Life is all about growth, experience, and the ability to handle tough situations. Many people take it for granted, but it can become costly in the long run. Love and dating are no different. Relationships are presumably built off interaction, compatibility, and comprehension of one's self. Often times, we see couples who constantly argue, or end up in unhappy situations. To make sure that you don't end up in an unwanted relationship, I have identified the top 3 reasons why you should leave!!
Growing up, we were taught right from wrong. As we continued to travel into adolescence, it became quite clear that lying was common among our peers. One day it finally hit me that as an adult, it's not necessarily about right or wrong, but about people being able to handle the consequences of their actions. Once I learned this concept, I realized that our words and actions have a bigger influence than most people realize. No one likes to be lied to, even if the lie is at the benefit of sparing one's feeling. The ultimate turmoil that lying leaves tends to do more damage than help. Lies ultimately leads to deception, confusion, and a sour relationship.
Inability to trust.
Many people consider trust one of the main components needed in order for a relationship to be concrete. Without trust, we are unable to mentally focus on positive aspects of the relationship. If you are an insecure person, it's best that you are not in a committed relationship. Why? For whatever the reason you don't trust, it ultimately ends up a burden for both.

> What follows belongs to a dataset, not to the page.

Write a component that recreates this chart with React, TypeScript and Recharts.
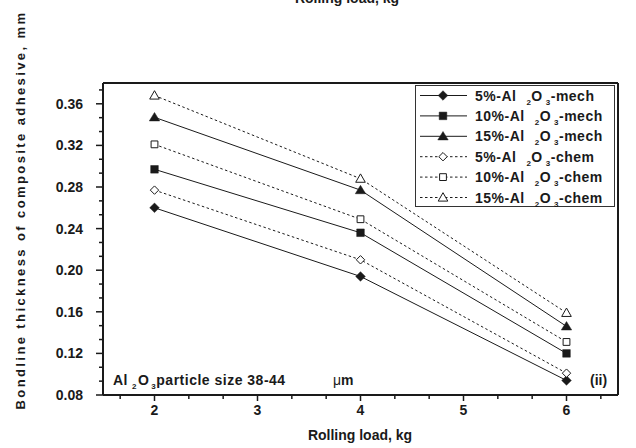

We're all adults here. Having to routinely check in with our "other half" is a hindrance. If you have an attractive girlfriend or boyfriend, you have to accept that chances are, others will find them just as attractive. Saving yourself from being paranoid can be difficult, but it usually reveals flaws of the person who has trust issues. The solution is simple. Build with your mate on all tiers to ensure that you have open communication, and more important trust!!
From Dr. Phil to The Maury Show, we are constantly reminded of why relationships tend to fail. We all have dreams and aspirations to become someone great to make our parents proud. But this dream will ultimately effect our relationship. It can cause inconvenience for our mate when our dream requires long distance. When we communicate, it's important to share and explain our vision, and how he/she fits into it. The dynamic becomes a power struggle when the girlfriend/boyfriend cannot identify if they will play a role of support while we chase our dream. So word to the wise: If that cannot be articulated, it's in your best interest to leave!!